I believe Airbnb may slow in revenue growth until a vaccine hits, but once it comes around, will explode. As shown in Airbnb’s Q3 2020 statement, it pulled a profit of 418 Million. This is showing signs of growth and resiliency for domestic travel. Additionally, I believe Airbnb has a first mover advantage, creating trust and allowing it to retain guests and a higher rate than competitors due to the widespread nature of the verb “Airbnb”. Just like “Google” or “Uber”, Airbnb’s brand name will do wonders.

However, Airbnb pales to competition in China compared to Tujia and Xiaozhu which control a majority market share, leaving Airbnb with a small 7%. Thus, like Uber vs DIDI, I believe Airbnb may suffer abroad for local Chinese consumers. However, unlike most U.S applications, Airbnb still functions in China, unlike Google, FB, Snapchat, so U.S travelers will likely utilize Airbnb for international travel to China. However, due to the small small market share of Airbnb in China, we’ll have to factor that into our model when valuing Airbnb.

Based on Revenue, we see North America and Europe represent a large portion of Airbnb’s current revenue, so if we factor out Asia’s growth, it isn’t the largest of issues. HOWEVER, China’s Tourism is expected to increase exponentially from $0.87 Trillion to $2.5 Trillion in 2025. If Airbnb isn’t able to snag this portion, this is a lot of money left on the table.

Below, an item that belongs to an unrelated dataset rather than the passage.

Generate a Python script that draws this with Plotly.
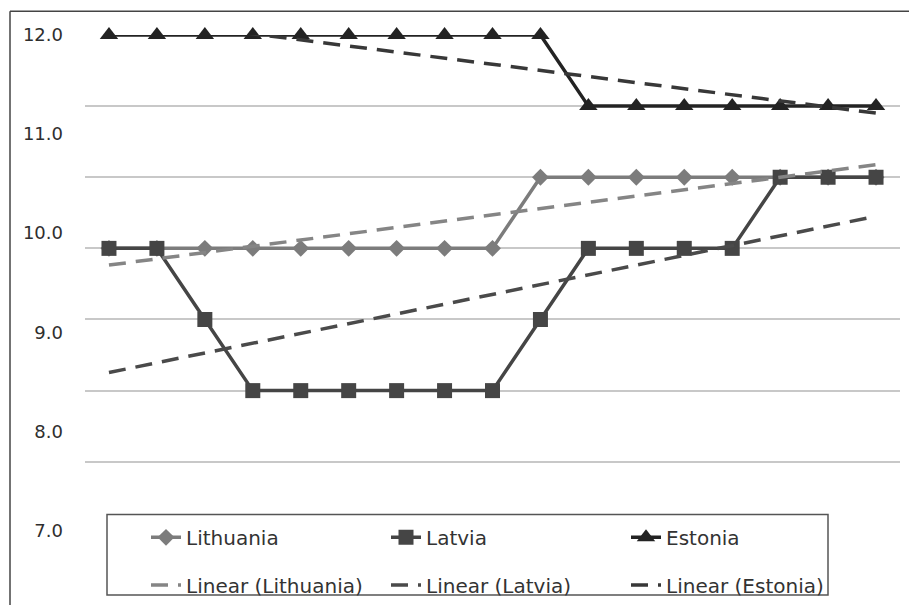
import numpy as np
import plotly.graph_objects as go

# ---- data (values on the gridline scale) ----
periods = list(range(17))
lithuania = [9, 9, 9, 9, 9, 9, 9, 9, 9, 10, 10, 10, 10, 10, 10, 10, 10]
latvia = [9, 9, 8, 7, 7, 7, 7, 7, 7, 8, 9, 9, 9, 9, 10, 10, 10]
estonia = [12, 12, 12, 12, 12, 12, 12, 12, 12, 12, 11, 11, 11, 11, 11, 11, 11]
grid_values = [6, 7, 8, 9, 10, 11, 12]
label_values = [7, 8, 9, 10, 11, 12]

W, H = 909, 605
ML, MR, MT, MB = 85, 9, 35, 0
PW, PH = W - ML - MR, H - MT - MB


def px_x(p):
    return (p - ML) / PW


def px_y(p):
    return (H - MB - p) / PH


def trend(vals):
    k, b = np.polyfit(periods, vals, 1)
    return [k * x + b for x in periods]


C_LIT, C_LAT, C_EST = "#7c7c7c", "#454545", "#232323"
FONT = "DejaVu Sans"

fig = go.Figure()
fig.add_trace(go.Scatter(x=periods, y=lithuania, name="Lithuania", mode="lines+markers",
                         line=dict(color=C_LIT, width=3.5),
                         marker=dict(symbol="diamond", size=13, color=C_LIT), legend="legend"))
fig.add_trace(go.Scatter(x=periods, y=latvia, name="Latvia", mode="lines+markers",
                         line=dict(color=C_LAT, width=3.5),
                         marker=dict(symbol="square", size=15, color=C_LAT), legend="legend"))
fig.add_trace(go.Scatter(x=periods, y=estonia, name="Estonia", mode="lines+markers",
                         line=dict(color=C_EST, width=3.5), cliponaxis=False,
                         marker=dict(symbol="triangle-up", size=16, color=C_EST), legend="legend"))
fig.add_trace(go.Scatter(x=periods, y=trend(lithuania), name="Linear (Lithuania)", mode="lines",
                         line=dict(color="#858585", width=3.5, dash="17px,10px"), legend="legend2"))
fig.add_trace(go.Scatter(x=periods, y=trend(latvia), name="Linear (Latvia)", mode="lines",
                         line=dict(color="#4a4a4a", width=3.5, dash="17px,10px"), legend="legend2"))
fig.add_trace(go.Scatter(x=periods, y=trend(estonia), name="Linear (Estonia)", mode="lines",
                         line=dict(color="#383838", width=3.5, dash="17px,10px"), legend="legend2"))
fig.add_trace(go.Scatter(x=[], y=[], yaxis="y2", showlegend=False, hoverinfo="skip"))

legend_common = dict(orientation="h", xanchor="left", yanchor="middle",
                     x=px_x(146), bgcolor="rgba(0,0,0,0)", borderwidth=0,
                     entrywidthmode="pixels", entrywidth=195,
                     font=dict(family=FONT, size=20, color="#333333"))

fig.update_layout(
    width=W, height=H,
    margin=dict(l=ML, r=MR, t=MT, b=MB),
    paper_bgcolor="white", plot_bgcolor="white",
    showlegend=True,
    legend=dict(legend_common, y=px_y(540)),
    legend2=dict(legend_common, y=px_y(588)),
    xaxis=dict(range=[-0.5, 16.5], showgrid=False, zeroline=False,
               showticklabels=False, ticks="", showline=False),
    yaxis=dict(range=[12 - PH / 71.5, 12], tickvals=grid_values, showticklabels=False,
               showgrid=True, gridcolor="#c8c8c8", gridwidth=1.5, zeroline=False,
               ticks="", showline=False),
    yaxis2=dict(overlaying="y", side="left", range=[12 - PH / 99.6, 12],
                tickvals=label_values, tickformat=".1f", showgrid=False, zeroline=False,
                ticks="", showline=False, ticklabelstandoff=21,
                tickfont=dict(family=FONT, size=18, color="#2e2e2e")),
    shapes=[
        # outer chart frame (left and top edges)
        dict(type="line", xref="paper", yref="paper", x0=px_x(10), x1=px_x(930),
             y0=px_y(11), y1=px_y(11), line=dict(color="#444444", width=1.5)),
        dict(type="line", xref="paper", yref="paper", x0=px_x(10), x1=px_x(10),
             y0=px_y(11), y1=px_y(620), line=dict(color="#444444", width=1.5)),
        # legend box
        dict(type="rect", xref="paper", yref="paper", x0=px_x(107), x1=px_x(828),
             y0=px_y(598), y1=px_y(517), fillcolor="white",
             line=dict(color="#555555", width=1.5), layer="above"),
    ],
)

fig.write_html("out.html", config={"displayModeBar": False},
               post_script="document.body.style.margin='0';")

Based on the balance sheet, they have a healthy asset to debt balance and are able to survive for at least 3 years based on 2020 burn rate for cost of revenue.

Although I’m optimistic of Airbnb generating a profit, we’ll need to see a clear operating leverage before we can value Airbnb using a DCF analysis. Since Airbnb isn’t a profitable company(although it has free cash flow, it is still at a net loss) and probably will not be consistently anytime soon, we’ll have to value it using a multiple. Since Airbnb is still a high growth company, I’ll provide a lower price to sales ratio of 10 and higher bound of 15.

P/S Ratio of 10

Assuming $4 B in revenue for 2020. $4B growth at 30% a year for 5 years is $14.85 Billion in revenue for 2025.

Current Day 2020: $4 B in revenue * 10 = $40B valuation

2025 30% CAGR Value: $14.85 Billion * 10 = 148.5 Billion. Discounted 5 years to present day is 148.5/(1.08⁵) = $101 Billion Valuation

P/S Ratio of 15

Assuming $4 B in revenue for 2020. $4B growth at 30% a year for 5 years is $14.85 Billion in revenue for 2025.

Current Day 2020: $4 B in revenue * 15 = $60B valuation

2025 30% CAGR : $14.85 Billion * 15 = 222.75 Billion. Discounted 5 years to present day is 222.75/(1.0⁸⁵) = $151.6 Billion Valuation

Of course, this valuation is flawed in that it predicts a linear trend of growth which is hard to achieve. Also, it utilizes a high growth multiple 5 years out, but the current 40–60 Billion Market cap is reasonable based on current revenue numbers.

Future Potential Growth:

If Airbnb is able to capture a 10% worldwide market (Currently 20% in the U.S) of all vacation and rental, that puts it at a $340 Billion Total Addressable Market. Even 15 years down the line at a P/S ratio of 2 or 4, that puts Airbnb at a future market cap of roughly $680 Billion to $1.3 Trillion dollar Market Cap.

In general, I think Airbnb is a steal if the market cap is at $35 Billion in current market conditions due to growth potential to be a trillion dollar business.